June 22nd 2020
At approximately 10:00 AM Eastern, Cloudstar engineers noticed what was appearing as an intermittent connectivity interruption from Cogent Communications.
Two network engineers logged into the routing environment, while a third contacted Cogent Communications.
Upon further investigation, we discovered routing issues within the cluster 2 firewall environment. One firewall had inbound only traffic, while the other firewall had no Internet traffic, but was able to pass Citrix data between clusters.
A remote restart was initialized on both devices as an onsite engineer was en-route to the datacenter.
Upon restart, the problem persisted. Both firewalls were responsive to GUI and CLI inputs and indicated operational; however, asymmetric routing was still present on one firewall, while the other firewall could not pass any Internet traffic.
Engineers then discovered FortiOS system corruption on the first firewall. This firewall was removed from the network, while the secondary firewall was manually configured as primary. Service was restored.

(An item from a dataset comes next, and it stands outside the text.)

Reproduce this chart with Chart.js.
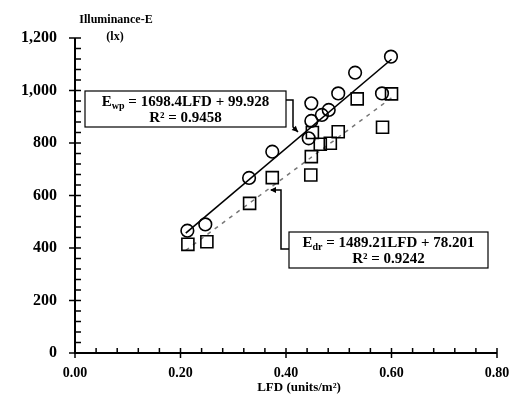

ROOT CAUSE: Cloudstar runs dual firewalls for the purposes of redundancy and to prevent downtime. Redundancy is configured to be 100% automatic and hands off. In this case, a partial operating system failure in the primary firewall prevented a clean failover to the backup firewall. Once engineers identified the problem, the solution was to eliminate the bad firewall from the high-availability firewall cluster thereby restoring service.